An undescended testicle (cryptorchidism) is a testicle that hasn't moved into its proper position in the bag of skin hanging below the penis (scrotum) before birth. Typically, only one testicle is affected, but approximately 10% of the time both testicles are undescended. During fetal development, the testicles form in the abdomen. During the last few months of normal fetal development, the testicles gradually descend from the abdomen into the scrotum via a tube-like passageway in the groin (inguinal canal). That process is stopped or delayed in the presence of an undescended testicle.
Most babies and children with this condition have no symptoms. The only sign is that the scrotum is empty. The main sign of an undescended testicle is not seeing or feeling a testicle where you would expect it to be in the scrotum.
Tests and Treatment
During a physical exam, the doctor can usually feel or palpate the undescended testicles. However, in some boys, the undescended testicles may not be in a detectable location. If an undescended testicle is not easily felt or palpable, a pelvic ultrasound can be used to pinpoint its exact location.
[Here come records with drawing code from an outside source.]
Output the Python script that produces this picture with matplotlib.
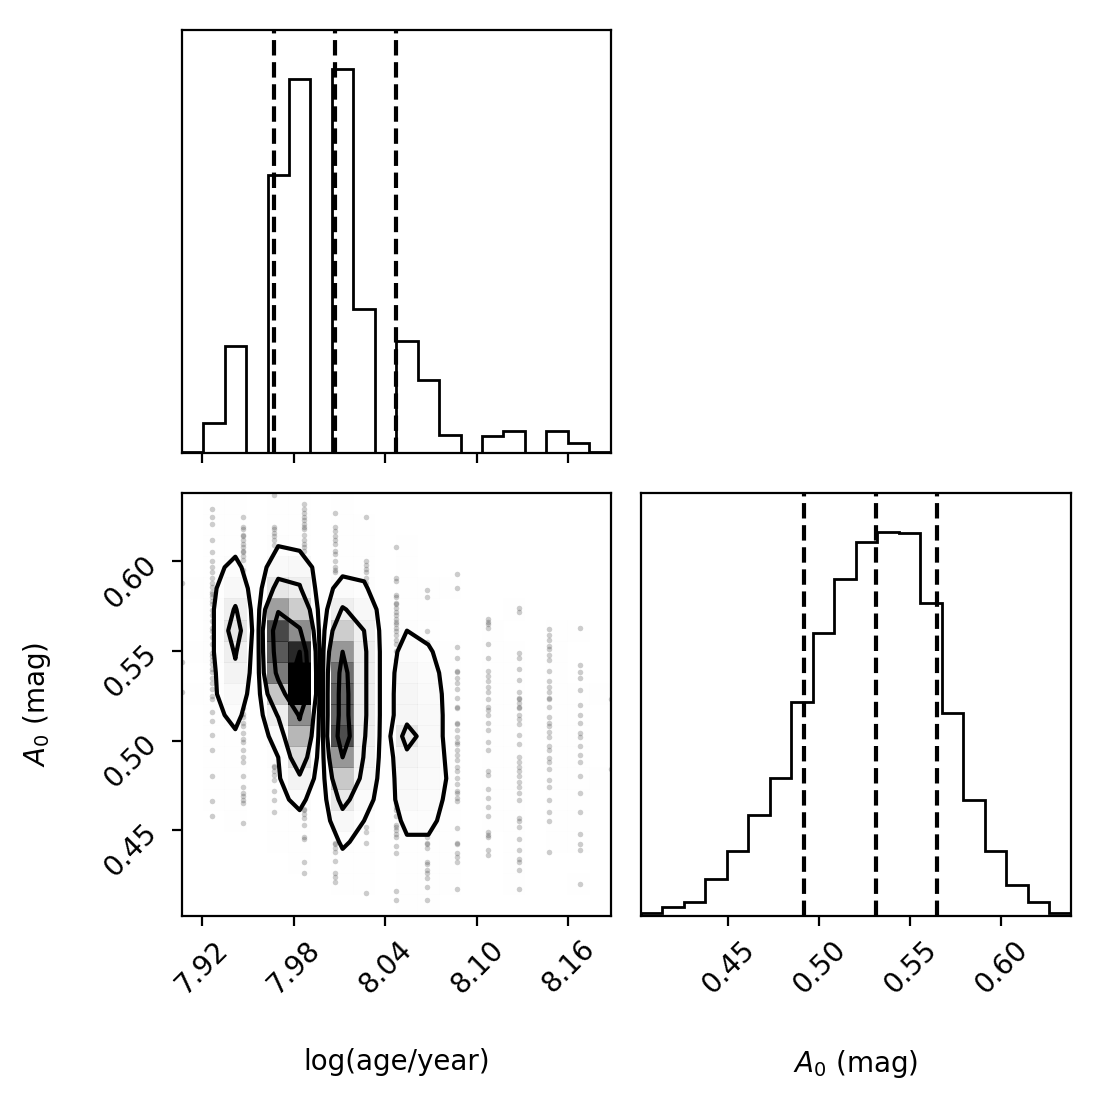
import numpy as np
import matplotlib
matplotlib.use("Agg")
import matplotlib.pyplot as plt
from matplotlib.colors import LinearSegmentedColormap

# sampled range of each parameter (= axis limits)
age_range = [7.9064, 8.1877]
a0_range = [0.4022, 0.6380]

age_ticks = [7.92, 7.98, 8.04, 8.10, 8.16]
a0_ticks = [0.45, 0.50, 0.55, 0.60]

# 1d histograms, 20 bins each
age_counts = [2, 40, 140, 0, 361, 487, 0, 500, 187, 0,
              146, 95, 24, 0, 22, 29, 0, 29, 14, 2]
a0_counts = [2, 6, 9, 25, 44, 68, 93, 144, 191, 227,
             252, 259, 258, 211, 137, 78, 44, 21, 9, 2]

# 16 / 50 / 84 percent quantiles
age_quantiles = [7.9667, 8.0069, 8.0471]
a0_quantiles = [0.4918, 0.5311, 0.5646]

# log(age) grid values the samples sit on
age_grid = [7.9064, 7.9265, 7.9466, 7.9667, 7.9868, 8.0069, 8.0270, 8.0471,
            8.0671, 8.0872, 8.1073, 8.1274, 8.1475, 8.1676, 8.1877]

# visible sample points (A0) for each age grid value
dots_k00 = [0.588, 0.544, 0.527]
dots_k01 = [0.629, 0.625, 0.621, 0.612, 0.605, 0.600, 0.597, 0.594, 0.591, 0.588,
            0.586, 0.583, 0.582, 0.580, 0.578, 0.576, 0.573, 0.570, 0.567, 0.563,
            0.561, 0.558, 0.554, 0.549, 0.547, 0.545, 0.543, 0.540, 0.538, 0.535,
            0.532, 0.529, 0.525, 0.523, 0.516, 0.511, 0.503, 0.495, 0.480, 0.466, 0.458]
dots_k02 = [0.625, 0.619, 0.618, 0.615, 0.614, 0.612, 0.610, 0.608, 0.606, 0.605,
            0.603, 0.601, 0.595, 0.590, 0.585, 0.580, 0.575, 0.570,
            0.524, 0.521, 0.518, 0.515, 0.513, 0.510, 0.508, 0.504, 0.501, 0.499,
            0.495, 0.491, 0.488, 0.480, 0.474, 0.471, 0.469, 0.467, 0.465, 0.454]
dots_k03 = [0.637, 0.619, 0.618, 0.616, 0.614, 0.612, 0.609, 0.486, 0.485, 0.483,
            0.481, 0.478, 0.472, 0.467, 0.460]
dots_k04 = [0.632, 0.629, 0.627, 0.625, 0.623, 0.621, 0.619, 0.618, 0.615, 0.612,
            0.610, 0.608, 0.606, 0.462, 0.461, 0.459, 0.457, 0.453, 0.446, 0.445,
            0.432, 0.426]
dots_k05 = [0.627, 0.619, 0.617, 0.614, 0.612, 0.610, 0.606, 0.604, 0.600, 0.597,
            0.595, 0.594, 0.443, 0.442, 0.440, 0.438, 0.433, 0.426, 0.424, 0.421]
dots_k06 = [0.625, 0.600, 0.598, 0.596, 0.594, 0.591, 0.588, 0.584, 0.580, 0.577,
            0.475, 0.471, 0.467, 0.463, 0.460, 0.452, 0.449, 0.443, 0.415]
dots_k07 = [0.608, 0.591, 0.589, 0.581, 0.580, 0.577, 0.576, 0.574, 0.572, 0.570,
            0.568, 0.566, 0.565, 0.563, 0.561, 0.559, 0.556, 0.554, 0.550, 0.545,
            0.540, 0.535, 0.530, 0.525, 0.471, 0.469, 0.467, 0.465, 0.463, 0.461,
            0.458, 0.453, 0.452, 0.450, 0.448, 0.446, 0.441, 0.437, 0.416, 0.411]
dots_k08 = [0.584, 0.580, 0.561, 0.555, 0.553, 0.552, 0.549, 0.446, 0.443, 0.442,
            0.440, 0.432, 0.431, 0.428, 0.426, 0.423, 0.418, 0.411]
dots_k09 = [0.593, 0.585, 0.552, 0.546, 0.539, 0.538, 0.535, 0.532, 0.529, 0.524,
            0.519, 0.518, 0.510, 0.509, 0.506, 0.502, 0.499, 0.498, 0.495, 0.492,
            0.489, 0.485, 0.483, 0.479, 0.476, 0.472, 0.471, 0.468, 0.466, 0.451,
            0.443, 0.442, 0.437, 0.435, 0.432, 0.417]
dots_k10 = [0.568, 0.566, 0.565, 0.563, 0.554, 0.546, 0.539, 0.536, 0.533, 0.530,
            0.527, 0.523, 0.519, 0.517, 0.514, 0.510, 0.506, 0.499, 0.495, 0.483,
            0.481, 0.473, 0.468, 0.463, 0.458, 0.449, 0.447, 0.446, 0.439, 0.436]
dots_k11 = [0.574, 0.572, 0.549, 0.546, 0.540, 0.534, 0.527, 0.524, 0.523, 0.521,
            0.519, 0.518, 0.514, 0.512, 0.509, 0.503, 0.498, 0.491, 0.488, 0.485,
            0.483, 0.480, 0.477, 0.474, 0.471, 0.467, 0.457, 0.455, 0.452, 0.445,
            0.439, 0.434, 0.432, 0.428, 0.417]
dots_k12 = [0.562, 0.559, 0.556, 0.553, 0.551, 0.548, 0.545, 0.539, 0.533, 0.530,
            0.527, 0.524, 0.523, 0.519, 0.513, 0.510, 0.508, 0.505, 0.502, 0.497,
            0.495, 0.490, 0.488, 0.484, 0.478, 0.474, 0.467, 0.460, 0.455, 0.438]
dots_k13 = [0.563, 0.542, 0.538, 0.535, 0.528, 0.520, 0.514, 0.510, 0.504, 0.502,
            0.497, 0.492, 0.488, 0.480, 0.471, 0.460, 0.448, 0.442, 0.439, 0.420]
dots_k14 = [0.523, 0.484]

# 2d histogram: counts in each A0 bin (low -> high) for the non-empty age bins
h2d_c00 = [0, 0, 0, 0, 0, 0, 0, 0, 0, 0, 1, 0, 1, 0, 0, 1, 0, 0, 0, 0]
h2d_c01 = [0, 0, 0, 0, 0, 1, 2, 2, 2, 3, 4, 4, 5, 5, 5, 4, 3, 2, 2, 1]
h2d_c02 = [0, 0, 0, 0, 1, 2, 3, 4, 4, 7, 11, 15, 18, 23, 18, 12, 7, 3, 2, 1]
h2d_c04 = [0, 0, 0, 1, 2, 3, 4, 5, 9, 18, 34, 52, 58, 61, 44, 22, 11, 5, 3, 2]
h2d_c05 = [0, 0, 1, 2, 3, 7, 15, 26, 38, 48, 72, 72, 66, 48, 32, 18, 12, 3, 2, 2]
h2d_c07 = [0, 1, 3, 6, 12, 21, 33, 46, 60, 56, 56, 54, 46, 32, 18, 9, 2, 1, 1, 1]
h2d_c08 = [0, 1, 1, 3, 5, 9, 13, 16, 18, 19, 19, 19, 19, 17, 12, 6, 3, 2, 1, 0]
h2d_c10 = [1, 2, 3, 4, 7, 11, 12, 14, 22, 13, 13, 12, 9, 5, 3, 2, 1, 1, 0, 0]
h2d_c11 = [1, 1, 2, 4, 7, 9, 10, 11, 11, 11, 10, 9, 6, 3, 2, 1, 0, 0, 0, 0]
h2d_c12 = [0, 1, 2, 3, 2, 3, 4, 3, 2, 2, 2, 1, 1, 0, 0, 1, 0, 0, 0, 0]
h2d_c14 = [0, 0, 0, 0, 2, 2, 3, 3, 2, 3, 2, 2, 1, 2, 0, 0, 0, 0, 0, 0]
h2d_c15 = [0, 1, 2, 2, 2, 3, 4, 4, 3, 3, 2, 1, 1, 0, 1, 0, 0, 0, 0, 0]
h2d_c17 = [0, 0, 0, 1, 2, 3, 4, 4, 4, 3, 3, 2, 2, 1, 0, 0, 0, 0, 0, 0]
h2d_c18 = [0, 1, 0, 1, 1, 2, 2, 2, 2, 1, 1, 0, 0, 1, 0, 0, 0, 0, 0, 0]
h2d_c19 = [0, 0, 0, 0, 0, 0, 1, 0, 0, 0, 1, 0, 0, 0, 0, 0, 0, 0, 0, 0]

nbins = 20
age_edges = np.linspace(age_range[0], age_range[1], nbins + 1)
a0_edges = np.linspace(a0_range[0], a0_range[1], nbins + 1)
age_centers = 0.5 * (age_edges[1:] + age_edges[:-1])
a0_centers = 0.5 * (a0_edges[1:] + a0_edges[:-1])

H = np.zeros((nbins, nbins))
for i, col in [(0, h2d_c00), (1, h2d_c01), (2, h2d_c02), (4, h2d_c04), (5, h2d_c05),
               (7, h2d_c07), (8, h2d_c08), (10, h2d_c10), (11, h2d_c11), (12, h2d_c12),
               (14, h2d_c14), (15, h2d_c15), (17, h2d_c17), (18, h2d_c18), (19, h2d_c19)]:
    H[i] = col

dot_cols = [dots_k00, dots_k01, dots_k02, dots_k03, dots_k04, dots_k05, dots_k06,
            dots_k07, dots_k08, dots_k09, dots_k10, dots_k11, dots_k12, dots_k13, dots_k14]
dot_x = np.concatenate([np.full(len(d), age_grid[k]) for k, d in enumerate(dot_cols)])
dot_y = np.concatenate([np.array(d) for d in dot_cols])

# contour levels enclosing 0.5, 1, 1.5, 2 sigma of the mass
levels = 1.0 - np.exp(-0.5 * np.arange(0.5, 2.1, 0.5) ** 2)
Hflat = np.sort(H.flatten())[::-1]
sm = np.cumsum(Hflat)
sm /= sm[-1]
V = np.empty(len(levels))
for i, v0 in enumerate(levels):
    try:
        V[i] = Hflat[sm <= v0][-1]
    except IndexError:
        V[i] = Hflat[0]
V.sort()

# pad the histogram so contours close at the edges
H2 = H.min() + np.zeros((nbins + 4, nbins + 4))
H2[2:-2, 2:-2] = H
H2[2:-2, 1] = H[:, 0]
H2[2:-2, -2] = H[:, -1]
H2[1, 2:-2] = H[0]
H2[-2, 2:-2] = H[-1]
H2[1, 1] = H[0, 0]
H2[1, -2] = H[0, -1]
H2[-2, 1] = H[-1, 0]
H2[-2, -2] = H[-1, -1]
dx = age_centers[1] - age_centers[0]
dy = a0_centers[1] - a0_centers[0]
X2 = np.concatenate([age_centers[0] + np.array([-2, -1]) * dx, age_centers,
                     age_centers[-1] + np.array([1, 2]) * dx])
Y2 = np.concatenate([a0_centers[0] + np.array([-2, -1]) * dy, a0_centers,
                     a0_centers[-1] + np.array([1, 2]) * dy])

fig = plt.figure(figsize=(5.5, 5.5), dpi=200)
ax_top = fig.add_axes([0.1652, 0.5879, 0.3900, 0.3848])
ax_2d = fig.add_axes([0.1652, 0.1675, 0.3900, 0.3840])
ax_r = fig.add_axes([0.5825, 0.1675, 0.3909, 0.3840])

# top: log(age) marginal
ax_top.hist(age_centers, bins=age_edges, weights=age_counts, histtype="step", color="k")
for q in age_quantiles:
    ax_top.axvline(q, ls="dashed", color="k")
ax_top.set_xlim(age_range)
ax_top.set_ylim(0, 1.1 * max(age_counts))
ax_top.set_yticks([])
ax_top.set_xticks(age_ticks)
ax_top.set_xticklabels([])

# bottom left: 2d
white_cmap = LinearSegmentedColormap.from_list("white_cmap", [(1, 1, 1), (1, 1, 1)], N=2)
density_cmap = LinearSegmentedColormap.from_list("density_cmap", ["k", (1, 1, 1, 0)])
ax_2d.plot(dot_x, dot_y, "o", color="k", ms=2.0, mec="none", alpha=0.2,
           zorder=-1, rasterized=True)
ax_2d.contourf(X2, Y2, H2.T, [V.min(), H.max()], cmap=white_cmap, antialiased=False)
ax_2d.pcolor(age_edges, a0_edges, H.max() - H.T, cmap=density_cmap)
ax_2d.contour(X2, Y2, H2.T, V, colors="k")
ax_2d.set_xlim(age_range)
ax_2d.set_ylim(a0_range)
ax_2d.set_xticks(age_ticks)
ax_2d.set_xticklabels(["%.2f" % t for t in age_ticks], rotation=45)
ax_2d.set_yticks(a0_ticks)
ax_2d.set_yticklabels(["%.2f" % t for t in a0_ticks], rotation=45)
ax_2d.set_xlabel("log(age/year)")
ax_2d.xaxis.set_label_coords(0.5, -0.312)
ax_2d.set_ylabel("$A_0$ (mag)")
ax_2d.yaxis.set_label_coords(-0.3, 0.5)

# bottom right: A0 marginal
ax_r.hist(a0_centers, bins=a0_edges, weights=a0_counts, histtype="step", color="k")
for q in a0_quantiles:
    ax_r.axvline(q, ls="dashed", color="k")
ax_r.set_xlim(a0_range)
ax_r.set_ylim(0, 1.1 * max(a0_counts))
ax_r.set_yticks([])
ax_r.set_xticks(a0_ticks)
ax_r.set_xticklabels(["%.2f" % t for t in a0_ticks], rotation=45)
ax_r.set_xlabel("$A_0$ (mag)")
ax_r.xaxis.set_label_coords(0.5, -0.312)

fig.savefig("out.png", dpi=200)
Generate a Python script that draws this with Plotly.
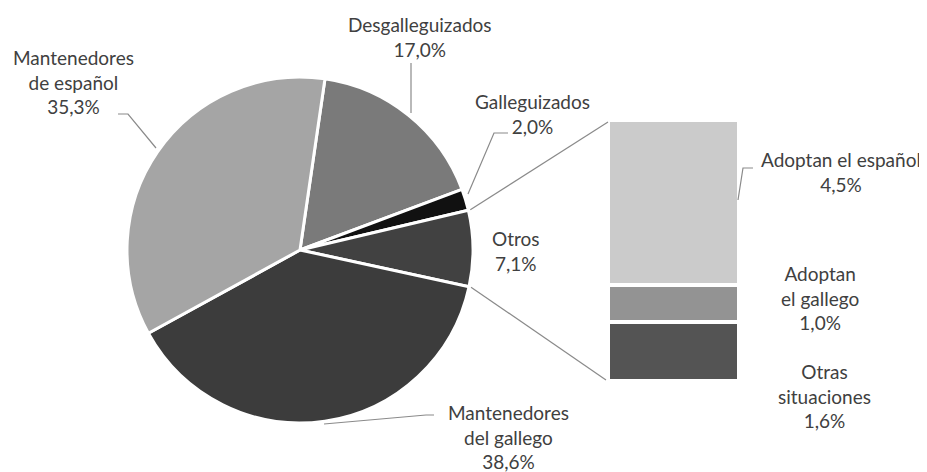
import math
import plotly.graph_objects as go

# ---- data ----
pie_labels = ["Desgalleguizados", "Galleguizados", "Otros",
              "Mantenedores del gallego", "Mantenedores de español"]
pie_values = [17.0, 2.0, 7.1, 38.6, 35.3]
pie_colors = ["#7a7a7a", "#111111", "#414141", "#3c3c3c", "#a5a5a5"]

bar_labels = ["Otras situaciones", "Adoptan el gallego", "Adoptan el español"]
bar_values = [1.6, 1.0, 4.5]
bar_colors = ["#545454", "#939393", "#cbcbcb"]

# label line splits (text), display lines
pie_label_lines = {
    "Desgalleguizados": ["Desgalleguizados"],
    "Galleguizados": ["Galleguizados"],
    "Otros": ["Otros"],
    "Mantenedores del gallego": ["Mantenedores", "del gallego"],
    "Mantenedores de español": ["Mantenedores", "de español"],
}
bar_label_lines = {
    "Otras situaciones": ["Otras", "situaciones"],
    "Adoptan el gallego": ["Adoptan", "el gallego"],
    "Adoptan el español": ["Adoptan el español"],
}

# ---- layout geometry (window pixels) ----
W, H = 927, 472
OFF = 8                      # page body margin
FW, FH = W - OFF, H - OFF    # figure size
CX, CY, R = 300, 250, 173
ROT = 8.3
BAR_X = (608, 739)
BAR_Y = (120, 381)   # top, bottom
FONT = dict(family="Lato, 'Open Sans', sans-serif", size=19, color="#404040")
LINE_COLOR = "#8a8a8a"

def px(x):
    return (x - OFF) / FW

def py(y):
    return 1 - (y - OFF) / FH

def fmt(v):
    return f"{v:.1f}".replace(".", ",") + "%"

fig = go.Figure()

fig.add_trace(go.Pie(
    labels=pie_labels, values=pie_values, sort=False, direction="clockwise",
    rotation=ROT, textinfo="none", hoverinfo="label+percent",
    marker=dict(colors=pie_colors, line=dict(color="white", width=3)),
    domain=dict(x=[px(CX - R), px(CX + R)], y=[py(CY + R), py(CY - R)]),
    showlegend=False,
))

for lab, val, col in zip(bar_labels, bar_values, bar_colors):
    fig.add_trace(go.Bar(
        x=[0], y=[val], name=lab, marker=dict(color=col, line=dict(color="white", width=4.5)),
        xaxis="x", yaxis="y", showlegend=False, hoverinfo="name+y",
    ))

# ---- connector lines from "Otros" slice to bar ----
total = sum(pie_values)
i_otros = pie_labels.index("Otros")
a0 = ROT + 360 * sum(pie_values[:i_otros]) / total
a1 = a0 + 360 * pie_values[i_otros] / total

def pie_pt(a, r=R):
    ar = math.radians(a)
    return CX + r * math.sin(ar), CY - r * math.cos(ar)

p0 = pie_pt(a0, R + 2)
p1 = pie_pt(a1, R + 2)
shapes = [
    dict(type="line", xref="paper", yref="paper", x0=px(p0[0]), y0=py(p0[1]),
         x1=px(BAR_X[0]), y1=py(BAR_Y[0] + 2), line=dict(color=LINE_COLOR, width=1.2)),
    dict(type="line", xref="paper", yref="paper", x0=px(p1[0]), y0=py(p1[1]),
         x1=px(BAR_X[0] - 2), y1=py(BAR_Y[1] - 1), line=dict(color=LINE_COLOR, width=1.2)),
]

# ---- leader lines (pixel polylines) ----
leaders = [
    [(118, 114), (128, 114), (156, 148)],
    [(411, 63), (411, 113)],
    [(508, 133), (494, 133), (468, 194)],
    [(753, 168), (743, 168), (738, 200)],
    [(434, 415), (426, 415), (324, 424)],
]
for pts in leaders:
    path = "M " + " L ".join(f"{px(x):.5f},{py(y):.5f}" for x, y in pts)
    shapes.append(dict(type="path", xref="paper", yref="paper", path=path,
                       line=dict(color=LINE_COLOR, width=1.2)))

# ---- labels ----
label_pos = {
    "Mantenedores de español": (73, 82),
    "Desgalleguizados": (420, 37),
    "Galleguizados": (532, 114),
    "Otros": (516, 251),
    "Mantenedores del gallego": (508, 437),
    "Adoptan el español": (841, 172),
    "Adoptan el gallego": (820, 298),
    "Otras situaciones": (824, 396),
}
annotations = []
for lab, val in zip(pie_labels, pie_values):
    x, y = label_pos[lab]
    annotations.append(dict(x=px(x), y=py(y), xref="paper", yref="paper",
                            text="<br>".join(pie_label_lines[lab] + [fmt(val)]),
                            showarrow=False, xanchor="center", yanchor="middle",
                            align="center", font=FONT))
for lab, val in zip(bar_labels, bar_values):
    x, y = label_pos[lab]
    annotations.append(dict(x=px(x), y=py(y), xref="paper", yref="paper",
                            text="<br>".join(bar_label_lines[lab] + [fmt(val)]),
                            showarrow=False, xanchor="center", yanchor="middle",
                            align="center", font=FONT))

fig.update_layout(
    width=FW, height=FH, margin=dict(l=0, r=0, t=0, b=0),
    paper_bgcolor="white", plot_bgcolor="rgba(0,0,0,0)",
    barmode="stack", bargap=0,
    xaxis=dict(domain=[px(BAR_X[0]), px(BAR_X[1])], range=[-0.5, 0.5], visible=False, fixedrange=True),
    yaxis=dict(domain=[py(BAR_Y[1]), py(BAR_Y[0])], range=[0, sum(bar_values)], visible=False, fixedrange=True),
    shapes=shapes, annotations=annotations, font=FONT,
)

fig.write_html("out.html")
Undescended testicle treatment options include:
- Hormone therapy: In rare cases — especially when the testicles are near the scrotum — your healthcare provider may recommend hormonal treatment. The child is given a series of hCG (human chorionic gonadotropin) injections. Hormones cause the testicles to fall into the scrotum.
- Surgery: The most common and effective treatment for undescended testicles is surgery. Orchiopexy refers to the procedure of moving the testicles into the scrotum. It is usually best if your child has surgery between the ages of six months and one year.